The House has passed a bill shielding skating rink owners from liability actions, a move aiming to keep the industry upright.
The Senate already unanimously approved the “Roller Skating Rink Safety Act,” sponsored by Jacksonville Sen. Clay Yarborough. Rep. Susan Plasencia carried the House version. After being substituted for Yarborough’s bill, the the House also approved the legislation without a “no” vote.
The measure would shift liability burdens in many cases to skaters and patrons rather than management and ownership, with the goal of lowering insurance premiums for owners and operators of the roughly 41 rinks left in the Sunshine State.

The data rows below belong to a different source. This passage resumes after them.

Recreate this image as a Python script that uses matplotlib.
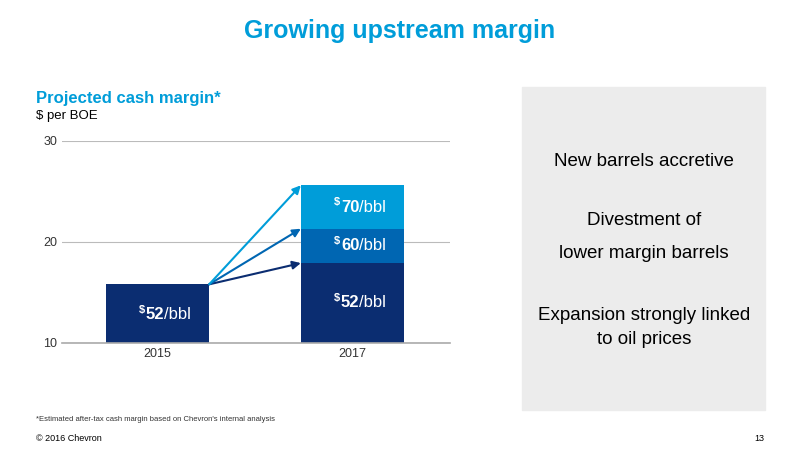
import matplotlib
matplotlib.use("Agg")
import matplotlib.pyplot as plt
from matplotlib.patches import Rectangle
plt.rcParams['font.family'] = ['Liberation Sans', 'DejaVu Sans']

years = ["2015", "2017"]
base_vals = [15.8, 17.9]
mid_val = 3.4
top_val = 4.3
labels_2015 = "52"
labels_2017 = ["52", "60", "70"]
yticks = [10, 20, 30]

navy = "#0b2d71"; mid = "#0066b2"; light = "#009dd9"
fig = plt.figure(figsize=(8, 4.5), dpi=100)
fig.text(0.5, 0.915, "Growing upstream margin", ha="center", color=light, fontsize=18, fontweight="bold")
fig.text(0.045, 0.77, "Projected cash margin*", color=light, fontsize=12, fontweight="bold")
fig.text(0.045, 0.735, "$ per BOE", color="black", fontsize=9.5)
fig.text(0.045, 0.065, "*Estimated after-tax cash margin based on Chevron's internal analysis", fontsize=5.5, color="#333333")
fig.text(0.045, 0.02, "© 2016 Chevron", fontsize=6.5)
fig.text(0.955, 0.02, "13", fontsize=6.5, ha="right")

fig.patches.append(Rectangle((0.6525, 0.089), 0.304, 0.718, transform=fig.transFigure, color="#ececec", zorder=0))
for ypx, t in [(162, "New barrels accretive"), (220, "Divestment of"), (254, "lower margin barrels"),
               (316, "Expansion strongly linked"), (340, "to oil prices")]:
    fig.text(0.805, 1 - ypx / 450, t, ha="center", va="center", fontsize=13.5)

ax = fig.add_axes([0.0775, 0.238, 0.485, 0.449])
ax.set_xlim(-0.49, 1.5); ax.set_ylim(10, 30)
for s in ax.spines.values(): s.set_visible(False)
ax.set_yticks(yticks); ax.set_xticks([0, 1]); ax.set_xticklabels(years)
ax.tick_params(length=0, labelsize=9, colors="#333333")
ax.grid(axis="y", color="#bbbbbb", lw=0.8); ax.set_axisbelow(True)
w = 0.53
ax.bar(0, base_vals[0] - 10, w, bottom=10, color=navy)
ax.bar(1, base_vals[1] - 10, w, bottom=10, color=navy)
ax.bar(1, mid_val, w, bottom=base_vals[1], color=mid)
ax.bar(1, top_val, w, bottom=base_vals[1] + mid_val, color=light)
ax.axhline(10, color="#aaaaaa", lw=1.2, zorder=5, clip_on=False)
def lab2(x, y, v):
    ax.text(x - 0.065, y + 0.45, "$", ha="right", va="center", color="white", fontsize=8, fontweight="bold")
    ax.text(x + 0.035, y, v, ha="right", va="center", color="white", fontsize=12, fontweight="bold")
    ax.text(x + 0.035, y, "/bbl", ha="left", va="center", color="white", fontsize=12)
lab2(0, 12.8, labels_2015)
lab2(1, 14.0, labels_2017[0])
lab2(1, base_vals[1] + mid_val / 2, labels_2017[1])
lab2(1, base_vals[1] + mid_val + top_val / 2, labels_2017[2])
x0 = w / 2
for yy, c in [(base_vals[1], navy), (base_vals[1] + mid_val, mid), (base_vals[1] + mid_val + top_val, light)]:
    ax.annotate("", xy=(1 - w / 2, yy), xytext=(x0, base_vals[0]),
                arrowprops=dict(arrowstyle="-|>", color=c, lw=1.5, shrinkA=0, shrinkB=0, mutation_scale=12))
fig.savefig("out.png", dpi=100)
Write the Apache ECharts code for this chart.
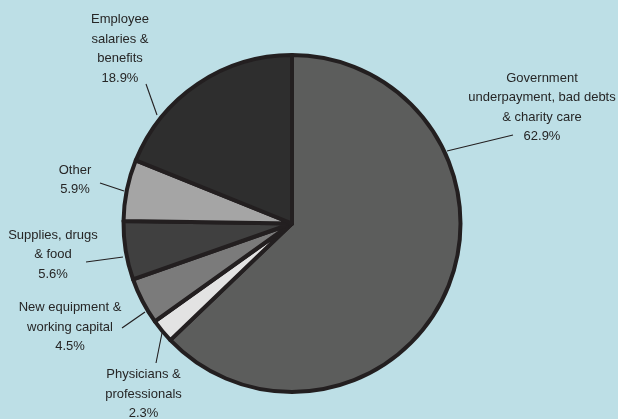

What SB 1458 calls “allocation of risks and costs” bears a disproportionate impact on rink owners and operators, preventing the insuring of these operations from being “economically feasible” for carriers. This bill would shift the burden to the consumer, aligning it with similar statutory language covering activities such as skateboarding, inline skating, paintball, and freestyle, mountain and off-road bicycling.
Owners “face great difficulty in obtaining liability insurance coverage at an affordable cost and that the lack of affordable insurance coverage affects not only owners of roller-skating rinks, but also persons who may suffer personal injuries or property damages as a result of accidents that occur on the premises of a roller-skating rink,” the bill contends.

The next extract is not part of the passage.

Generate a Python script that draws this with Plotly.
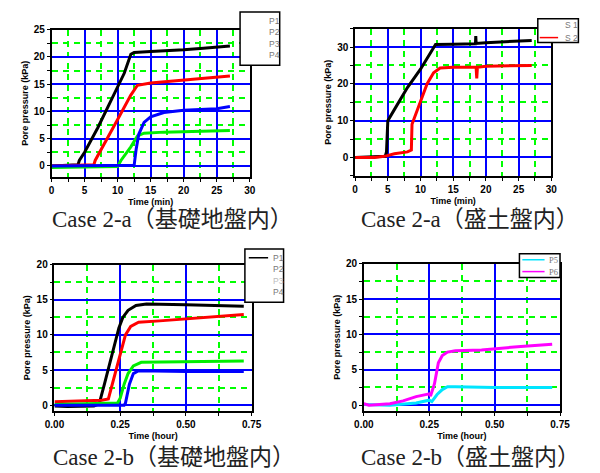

Thus, “occurrences resulting in liability to owners should be more predictable by limiting the liability that may be incurred by the owners and encouraging the development and implementation of risk reduction techniques.”
Owners would be responsible for prominently posting at least three signs informing skaters and patrons of their risks, as well as having at least one manager on hand for every 200 customers. They are also charged with keeping the skating surface in a “reasonably safe” condition.
Skaters are responsible for maintaining “reasonable control” of speed and direction, meanwhile, as well as “proper awareness” of potential hazards — including other skaters and inanimate objects.
Florida would join Alabama, Georgia, Illinois, Indiana, Maine, Michigan, New Jersey, North Carolina, Ohio, South Carolina and Texas with legislation governing rink liability if this bill becomes law.